My childhood friend Jimmy's sister Kathy took us to see it when we were eight. We got to choose between this film or a Frankenstein movie. Kathy, a huge fan of the Beatles, wanted to see this film because Jane Asher, Paul McCartney's then girlfriend, was in it. She was sizing up the competition! That and the fact that the poster art for this film was much more lurid than the one for the Frankenstein one, so we chose Masque.
I've always liked the climatic Dance of Death in this one. It's eerie.
In the documentary it was pointed out - accurately, I think - that with the arrival of the sensationalist Jaws in 1975, mainstream Hollywood had pretty much turned to Corman's way of thinking and had started to produce Cormanesque films of their own - with much bigger budgets. Quentin Tarantino, who knows a thing or two about exploitation films, credits Corman with setting much of the current tone in Hollywood.

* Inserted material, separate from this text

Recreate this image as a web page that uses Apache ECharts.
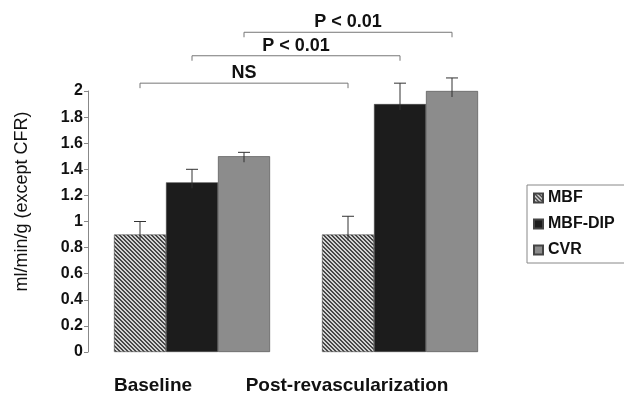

Another good Corman film: A Bucket of Blood (1959), a horror/comedy/Beatnik/film noir hybrid. It is, I think, utterly unique. As I recall, there is one shot of the city where the action takes place that is just amazing, the perfect dreary and blighted urban environment in the half light of dusk or dawn - we film noir buffs go for that sort of thing. Hmmm. I may have to watch this one again...
You have got to admire Roger Corman's knack for making money taking advantage of the zeitgeist. In the 1960's, when the Youth Culture was being endlessly discussed, he presented Wild in the Streets (1968). The plot: A 22 year old rock star gets to the Oval Office based on his call for votes for fourteen year-olds. It stars Shelly Winters, whose volume and bombast perfectly suit the material. The amusing ending: A twelve year old resents being told what to do by a fourteen year old, The Man, and plots a social upheaval. Votes for twelve year olds! Hahaha!
Another Corman masterpiece: Gas - or - It Became Necessary to Destroy the World in Order to Save It (1970 - note the Vietnam War phrase reference in the title). The plot? A gas is let loose upon the world that kills anyone over 25 years old. Brilliant!
I also watched a Globe Trekker travelogue last night: Megan McCormick in London. It was okay.